News Corp 'hacked phones on US soil' – so were these three the intended targets?

Lawyer who represented News of the World victims in Britain turns sights on paper's parent company

Rupert Murdoch's News Corp is facing new hacking battles in the United States. The British lawyer who helped expose the criminal culture inside the News of the World has revealed plans to file at least three separate lawsuits on behalf of clients who claim their phones were hacked while they were on US soil.

Lawyers in California and New York are being lined up by Mark Lewis – who represented the parents of the murdered schoolgirl Milly Dowler – in three individual cases expected to be filed against News Corp in the next few weeks.

In an interview with The Daily Beast, Mr Lewis also revealed that his US legal targets includes the Murdoch empire's corporate arm, with a further suit centred on what he claimed were "the dirty tricks that might have been used in order to further the commercial aims for News Corporation".

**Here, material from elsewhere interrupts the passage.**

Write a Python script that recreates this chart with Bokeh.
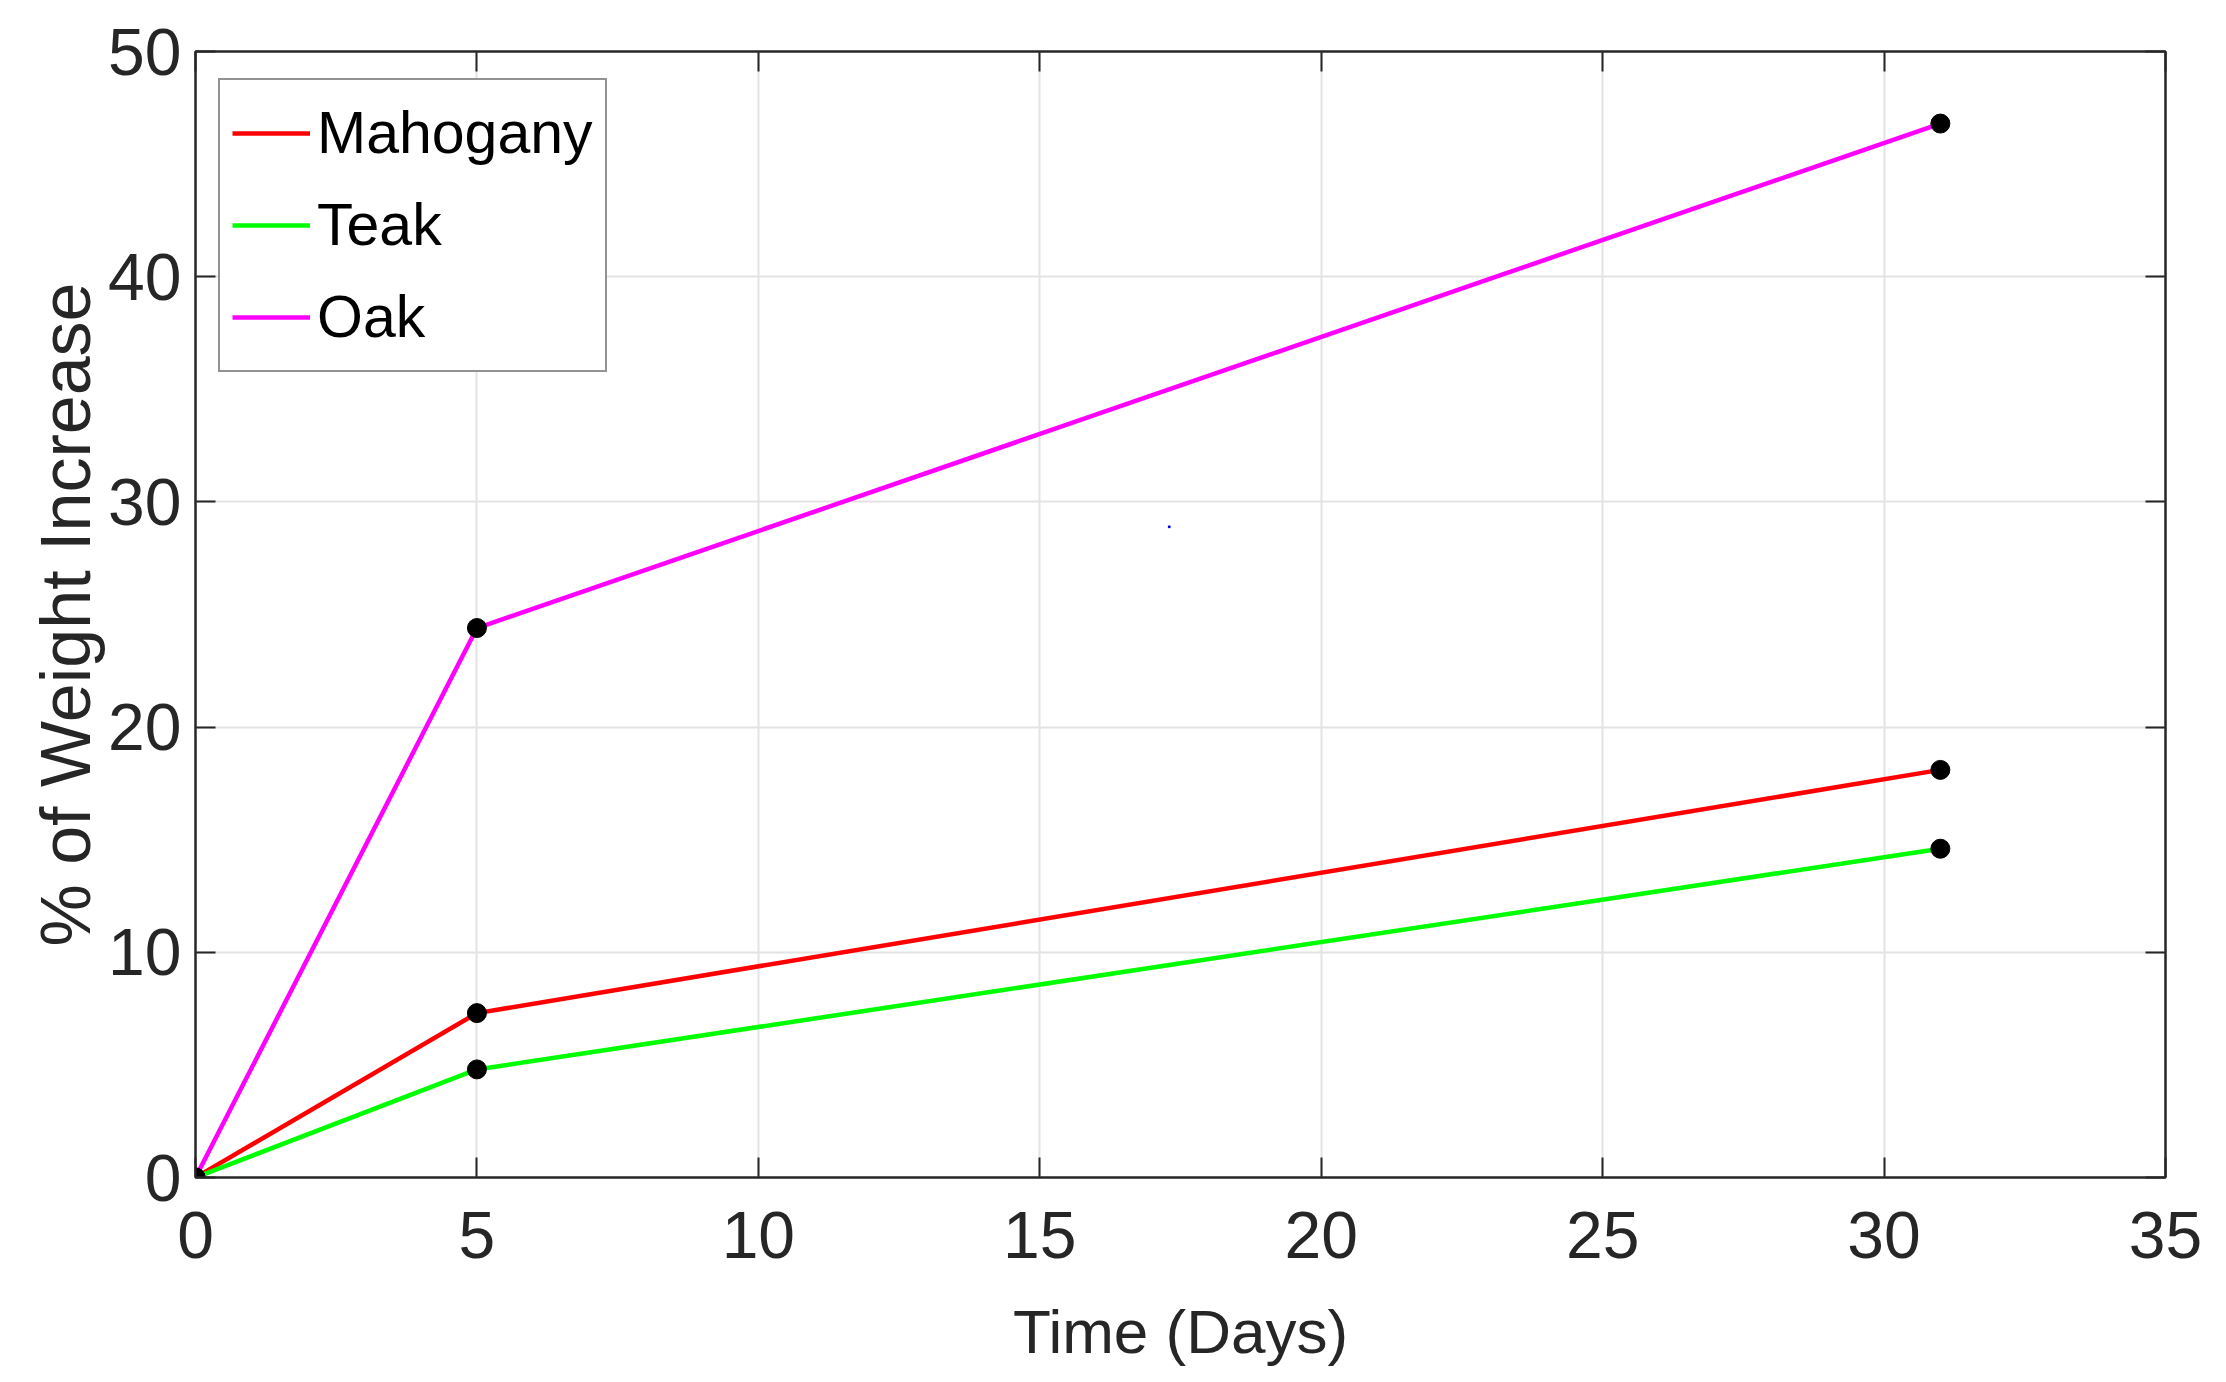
from bokeh.plotting import figure
from bokeh.models import Range1d, LinearAxis, FixedTicker, Legend, LegendItem, CustomLabelingPolicy
from bokeh.embed import file_html
from bokeh.resources import INLINE

days = [0, 5, 31]
mahogany = [0, 7.3, 18.1]
teak = [0, 4.8, 14.6]
oak = [0, 24.4, 46.8]
stray_x = [17.3]
stray_y = [28.9]
x_ticks = [0, 5, 10, 15, 20, 25, 30, 35]
y_ticks = [0, 10, 20, 30, 40, 50]

FONT = "Liberation Sans"
DARK = "#262626"

p = figure(frame_width=1970, frame_height=1126, output_backend="svg", toolbar_location=None,
           x_range=Range1d(0, 35), y_range=Range1d(0, 50),
           min_border_left=195, min_border_right=40, min_border_top=51, min_border_bottom=190)
p.outline_line_color = DARK
p.outline_line_width = 2

r1 = p.line(days, mahogany, line_color="#ff0000", line_width=4.5)
r2 = p.line(days, teak, line_color="#00ff00", line_width=4.5)
r3 = p.line(days, oak, line_color="#ff00ff", line_width=4.5)
for ys in (mahogany, teak, oak):
    p.scatter(days, ys, size=19, fill_color="black", line_color="black")
p.scatter(stray_x, stray_y, size=3, fill_color="blue", line_color=None)

for ax in (p.xaxis[0], p.yaxis[0]):
    ax.major_tick_in = 20
    ax.major_tick_out = 0
    ax.minor_tick_in = 0
    ax.minor_tick_out = 0
    ax.axis_line_color = DARK
    ax.axis_line_width = 2
    ax.major_tick_line_color = DARK
    ax.major_tick_line_width = 2
    ax.major_label_text_font = FONT
    ax.major_label_text_font_size = "66px"
    ax.major_label_text_color = DARK
    ax.axis_label_text_font = FONT
    ax.axis_label_text_font_style = "normal"
    ax.axis_label_text_color = DARK

p.xaxis[0].ticker = FixedTicker(ticks=x_ticks)
p.yaxis[0].ticker = FixedTicker(ticks=y_ticks)
p.xaxis[0].axis_label = "Time (Days)"
p.yaxis[0].axis_label = "% of Weight Increase"
p.xaxis[0].axis_label_text_font_size = "62px"
p.yaxis[0].axis_label_text_font_size = "70px"
p.xaxis[0].major_label_standoff = 34
p.yaxis[0].major_label_standoff = 14
p.xaxis[0].axis_label_standoff = 36
p.yaxis[0].axis_label_standoff = 0

hide = CustomLabelingPolicy(code="""
try { for (const i of Array.from(indices)) { indices.unset(i) } } catch (e) {}
return indices
""")
top = LinearAxis(ticker=FixedTicker(ticks=x_ticks), major_label_policy=hide,
                 major_label_text_font_size="0px",
                 major_tick_in=20, major_tick_out=0, minor_tick_in=0, minor_tick_out=0,
                 axis_line_color=DARK, axis_line_width=2, major_tick_line_color=DARK,
                 major_tick_line_width=2, major_label_standoff=0)
right = LinearAxis(ticker=FixedTicker(ticks=y_ticks), major_label_policy=hide,
                   major_label_text_font_size="0px",
                   major_tick_in=20, major_tick_out=0, minor_tick_in=0, minor_tick_out=0,
                   axis_line_color=DARK, axis_line_width=2, major_tick_line_color=DARK,
                   major_tick_line_width=2, major_label_standoff=0)
p.add_layout(top, "above")
p.add_layout(right, "right")

p.xgrid.ticker = FixedTicker(ticks=x_ticks)
p.ygrid.ticker = FixedTicker(ticks=y_ticks)
p.grid.grid_line_color = "#e3e3e3"
p.grid.grid_line_width = 2

legend = Legend(items=[LegendItem(label="Mahogany", renderers=[r1]),
                       LegendItem(label="Teak", renderers=[r2]),
                       LegendItem(label="Oak", renderers=[r3])],
                location=(23, 805))
legend.label_text_font = FONT
legend.label_text_font_size = "59px"
legend.label_text_color = "black"
legend.border_line_color = DARK
legend.border_line_width = 2
legend.glyph_width = 78
legend.glyph_height = 82
legend.label_height = 82
legend.spacing = 10
legend.padding = 12
legend.margin = 0
legend.label_standoff = 7
legend.background_fill_alpha = 1
p.add_layout(legend)

open("out.html", "w").write(file_html(p, INLINE))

Although no specifics have been given for what is claimed will be three high-profile cases, there is already speculation that Princess Diana's former butler Paul Burrell, the former England football captain David Beckham, and an associate of the leading actor Jude Law, may be have been potential victims hacked in the US.

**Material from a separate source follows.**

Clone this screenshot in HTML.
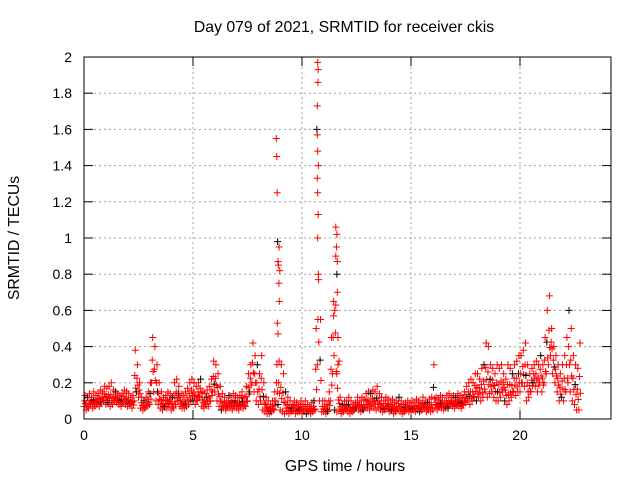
<!DOCTYPE html>
<html><head><meta charset="utf-8"><style>
body{margin:0;background:#fff;}
svg{display:block;font-family:"Liberation Sans",sans-serif;font-size:14px;}
.t{font-size:15.8px;}
</style></head><body>
<svg id="chart" width="640" height="480">
<text class="t" x="344" y="32" text-anchor="middle">Day 079 of 2021, SRMTID for receiver ckis</text>
<text class="t" x="345" y="471" text-anchor="middle">GPS time / hours</text>
<text class="t" transform="translate(19,238) rotate(-90)" text-anchor="middle">SRMTID / TECUs</text>
<g id="grid"></g><g id="marks"></g>
<rect x="84" y="57" width="527" height="362" fill="none" stroke="#000"/>
</svg>
<script>
const xTicks=[0,5,10,15,20];
const yTicks=[0,0.2,0.4,0.6,0.8,1,1.2,1.4,1.6,1.8,2];
const yTickLabels=["0","0.2","0.4","0.6","0.8","1","1.2","1.4","1.6","1.8","2"];
const tStart=0, tStep=0.1;
const lowVals=[.07,.05,.06,.08,.06,.07,.08,.07,.09,.1,.08,.09,.07,.08,.1,.09,.08,.07,.09,.08,.07,.08,.06,.1,.15,.12,.06,.05,.06,.07,.08,.2,.15,.1,.08,.06,.05,.07,.06,.08,.05,.06,.08,.1,.07,.06,.06,.07,.08,.1,.1,.08,.1,.12,.07,.06,.08,.07,.1,.15,.15,.1,.07,.05,.06,.05,.07,.06,.05,.07,.06,.05,.08,.06,.07,.1,.15,.2,.15,.1,.08,.1,.05,.04,.03,.03,.04,.05,.1,.08,.05,.04,.03,.04,.03,.04,.05,.03,.04,.04,.03,.04,.03,.04,.03,.04,.05,.3,.1,.04,.04,.03,.05,.1,.25,.05,.04,.05,.03,.04,.05,.04,.03,.04,.05,.06,.05,.04,.05,.06,.06,.05,.07,.06,.05,.06,.05,.04,.05,.06,.04,.05,.03,.04,.05,.04,.03,.04,.05,.04,.04,.05,.04,.05,.04,.05,.06,.04,.05,.04,.05,.06,.05,.07,.06,.05,.07,.06,.08,.07,.06,.08,.07,.06,.08,.09,.1,.08,.1,.12,.1,.12,.1,.12,.15,.12,.14,.15,.12,.1,.1,.12,.15,.1,.08,.1,.12,.15,.13,.15,.15,.2,.18,.1,.12,.15,.2,.18,.15,.2,.15,.2,.25,.3,.35,.25,.2,.15,.1,.12,.1,.15,.2,.15,.1,.08,.05,.05];
const highVals=[.13,.12,.14,.12,.15,.13,.14,.16,.15,.18,.17,.18,.2,.16,.15,.14,.13,.14,.16,.15,.14,.12,.13,.38,.3,.2,.12,.1,.12,.15,.2,.45,.4,.3,.2,.15,.12,.13,.15,.14,.12,.2,.22,.18,.14,.13,.15,.17,.2,.22,.2,.18,.2,.22,.15,.14,.16,.18,.22,.32,.3,.25,.18,.14,.12,.1,.13,.12,.14,.13,.12,.13,.15,.12,.18,.25,.3,.42,.35,.3,.25,.35,.2,.12,.1,.08,.1,.15,.3,.32,.3,.25,.15,.12,.1,.08,.1,.09,.08,.1,.08,.1,.08,.07,.09,.1,.5,.8,.55,.1,.1,.08,.15,.45,.65,.9,.3,.12,.08,.1,.1,.12,.1,.08,.09,.12,.1,.12,.11,.14,.15,.14,.16,.15,.18,.14,.12,.1,.12,.11,.1,.11,.09,.1,.12,.1,.08,.09,.1,.09,.1,.09,.11,.1,.09,.12,.1,.09,.11,.12,.3,.12,.11,.13,.12,.1,.13,.14,.12,.13,.12,.14,.13,.12,.15,.18,.2,.22,.2,.25,.25,.22,.28,.3,.42,.4,.3,.28,.25,.3,.28,.3,.25,.22,.3,.28,.25,.3,.32,.35,.35,.38,.42,.3,.25,.28,.3,.32,.3,.35,.3,.45,.6,.68,.5,.4,.35,.3,.25,.3,.35,.45,.6,.5,.35,.3,.28,.42];
const spikeTimes=[8.82,8.84,8.86,8.88,8.9,8.92,8.94,8.96,8.87,8.9,8.95,8.98,10.72,10.74,10.73,10.7,10.68,10.7,10.72,10.75,10.7,10.72,10.74,10.72,10.76,11.55,11.6,11.58,11.62,11.6,11.55,11.5,11.45,11.62,11.65,11.7,11.6];
const spikeVals=[1.55,1.45,1.25,0.98,0.87,0.85,0.75,0.65,0.53,0.47,0.95,0.82,1.97,1.93,1.86,1.73,1.6,1.57,1.48,1.4,1.33,1.25,1.13,1.0,0.77,1.06,1.02,0.95,0.87,0.8,0.63,0.6,0.57,0.7,0.45,0.32,0.25];
const X0=84,XPX=21.8,Y0=419,YPX=181;
const sx=t=>X0+t*XPX, sy=v=>Y0-v*YPX;
const NS="http://www.w3.org/2000/svg";
const grid=document.getElementById('grid'), marks=document.getElementById('marks');
function mk(tag,attrs,parent){const e=document.createElementNS(NS,tag);for(const k in attrs)e.setAttribute(k,attrs[k]);parent.appendChild(e);return e;}
xTicks.forEach(t=>{
 const x=sx(t);
 if(t>0){const g=mk('line',{x1:x,x2:x,y1:57,y2:419,stroke:'#a0a0a0','stroke-dasharray':'2,3'},grid);
 
 }
 mk('line',{x1:x,x2:x,y1:419,y2:410,stroke:'#000'},grid);
 mk('line',{x1:x,x2:x,y1:57,y2:66,stroke:'#000'},grid);
 const l=mk('text',{x:x,y:440,'text-anchor':'middle'},grid);l.textContent=t;
 
 
});
yTicks.forEach((v,i)=>{
 const y=sy(v);
 if(v>0&&v<2){const g=mk('line',{x1:84,x2:611,y1:y,y2:y,stroke:'#a0a0a0','stroke-dasharray':'2,3'},grid);
 
 }
 mk('line',{x1:84,x2:93,y1:y,y2:y,stroke:'#000'},grid);
 mk('line',{x1:611,x2:602,y1:y,y2:y,stroke:'#000'},grid);
 const l=mk('text',{x:72,y:y+5,'text-anchor':'end'},grid);l.textContent=yTickLabels[i];
 
 
});
let n=0;
function plus(t,v){
 const x=sx(t),y=sy(v);const c=(n++%13===5)?'#000':'#f00';
 const p=mk('path',{d:`M${x-3.5} ${y}H${x+3.5}M${x} ${y-3.5}V${y+3.5}`,stroke:c,'stroke-width':1},marks);
 
 
}
lowVals.forEach((v,i)=>{
 const t=tStart+i*tStep;
 plus(t,v);plus(t+0.05,highVals[i]);plus(t+0.03,(v+highVals[i])/2);plus(t+0.07,v+(highVals[i]-v)*0.25);
});
spikeTimes.forEach((t,i)=>plus(t,spikeVals[i]));
</script>
</body></html>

Mr Lewis would only say that the cases which will be brought "imminently" are connected to the royal household and Princess Diana, with another alleged victim connected to England's national football team, and the third a "Hollywood case in which the alleged victim was in contact with a top celebrity".

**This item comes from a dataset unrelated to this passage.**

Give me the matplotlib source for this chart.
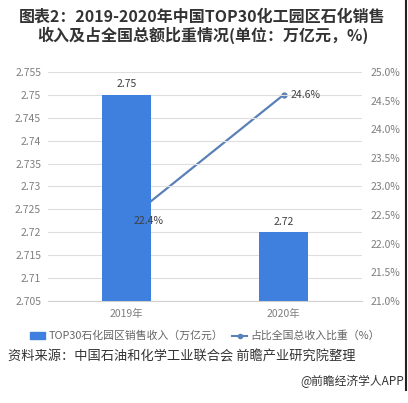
import matplotlib
matplotlib.use("Agg")
import matplotlib.pyplot as plt
from matplotlib.lines import Line2D
from matplotlib.patches import Patch

plt.rcParams['font.family'] = ['Noto Sans CJK SC', 'DejaVu Sans']

categories = ["2019年", "2020年"]
revenue = [2.75, 2.72]
share = [22.4, 24.6]
left_ticks = [2.705, 2.71, 2.715, 2.72, 2.725, 2.73, 2.735, 2.74, 2.745, 2.75, 2.755]
left_labels = ["2.705", "2.71", "2.715", "2.72", "2.725", "2.73", "2.735", "2.74", "2.745", "2.75", "2.755"]
right_ticks = [21.0, 21.5, 22.0, 22.5, 23.0, 23.5, 24.0, 24.5, 25.0]
right_labels = ["21.0%", "21.5%", "22.0%", "22.5%", "23.0%", "23.5%", "24.0%", "24.5%", "25.0%"]

bar_color = "#3f7fdd"
line_color = "#5a80b8"
tick_color = "#7f7f7f"

fig = plt.figure(figsize=(4.08, 4.03), dpi=100)
ax = fig.add_axes([48/408, 1-301/403, (362-48)/408, (301-72)/403])
ax.set_xlim(-0.5, 1.5)
ax.set_ylim(2.705, 2.755)
x = list(range(len(categories)))
ax.bar(x, revenue, width=0.31, color=bar_color, zorder=3)
ax.set_yticks(left_ticks)
ax.set_yticklabels(left_labels)
ax.set_xticks(x)
ax.set_xticklabels(categories)
ax.grid(axis='y', color="#dedede", linewidth=0.8, zorder=0)
for s in ['top', 'right', 'left']:
    ax.spines[s].set_visible(False)
ax.spines['bottom'].set_color("#d0d0d0")
ax.tick_params(axis='both', length=0, colors=tick_color, labelsize=7.5)
ax.tick_params(axis='y', pad=5)
ax.tick_params(axis='x', pad=6)
for xi, v in zip(x, revenue):
    ax.annotate(f"{v:.2f}", (xi, v), xytext=(0, 4), textcoords='offset points',
                ha='center', va='bottom', fontsize=7.5, color="#404040", zorder=5)

ax2 = ax.twinx()
ax2.set_ylim(21.0, 25.0)
ax2.set_yticks(right_ticks)
ax2.set_yticklabels(right_labels)
for s in ['top', 'right', 'left', 'bottom']:
    ax2.spines[s].set_visible(False)
ax2.tick_params(axis='y', length=0, colors=tick_color, labelsize=7.5, pad=6)
ax.set_zorder(2)
ax.patch.set_visible(False)
ax2.set_zorder(1)
ax2.plot(x, share, color=line_color, linewidth=1.6, marker='o', markersize=3.5, zorder=2)
for xi, v in zip(x, share):
    ax.annotate(f"{v:.1f}%", (xi, v), xycoords=ax2.transData, xytext=(5, 0), textcoords='offset points',
                ha='left', va='center', fontsize=7.5, color="#404040", zorder=10)

# Title
fig.text(202/408, 1-17/403, "图表2：2019-2020年中国TOP30化工园区石化销售", ha='center', va='center',
         fontsize=11.5, fontweight='bold', color="#333333")
fig.text(203/408, 1-35/403, "收入及占全国总额比重情况(单位：万亿元，%)", ha='center', va='center',
         fontsize=11.5, fontweight='bold', color="#333333")

# Legend
handles = [Patch(color=bar_color), Line2D([0], [0], color=line_color, marker='o', markersize=3, linewidth=1.5)]
labels = ["TOP30石化园区销售收入（万亿元）", "占比全国总收入比重（%）"]
fig.legend(handles, labels, loc='center', bbox_to_anchor=(205/408, 1-336/403), ncol=2, frameon=False,
           fontsize=7.8, labelcolor="#666666", handlelength=1.4, handleheight=0.5, handletextpad=0.3,
           columnspacing=0.8)

fig.text(8/408, 1-357/403, "资料来源：中国石油和化学工业联合会 前瞻产业研究院整理", ha='left', va='center',
         fontsize=9.5, color="#333333")
fig.text(404/408, 1-381/403, "@前瞻经济学人APP", ha='right', va='center', fontsize=8.5, color="#333333")

fig.add_artist(Line2D([405.5/408, 405.5/408], [1-390/403, 1.0], color="#222222", linewidth=1.5))

fig.savefig("out.png", dpi=100, facecolor='white')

At least one of the cases, according to Mr Lewis, involves allegations that the phone of a US citizen was illegally accessed.

In his lengthy legal fights with News International in the UK, Mr Lewis has proved an awkward and difficult opponent. He was instrumental in exposing the lie behind News International's repeated claim that phone hacking at the NOTW was confined to "one rogue reporter".

Recently, after News International avoided the embarrassment of a high-profile court case involving the victims of phone hacking, Mr Lewis promised to "take it [the legal fight] to America".

Opening a US front on phone hacking was first revealed in The Independent in February. The new development indicates that all the expensive legal muscle recently gathered by News Corp could soon be seeing front-line action.

The hiring of former US Justice Department lawyers and a former White House counsel suggests News Corp were anticipating potentially damaging hacking-related challenges coming through the US courts.

The imminent arrival of a home-front hacking scandal will do little for News Corp's brand and the siege mentality it has tried to shake off by settling with the UK-based victims of the NOTW.

News International, Murdoch's UK print business, has been identified as a stress-related component of News Corp's global value. And although no member of the Murdoch family is now at the helm of a UK wing of the media conglomerate, it will be Rupert and his son James, until recently NI's executive chairman, who will be blamed for bringing more bad news to the firm's home turf.

The parliamentary investigation into phone hacking is expected to deliver its report before the summer. James Murdoch's role in failing to address the issue of wrongdoing inside Wapping, or worse being potentially part of a cover-up, was already an issue worrying the News Corp board.

The clean-up inside News International is already being examined by the US Department of Justice.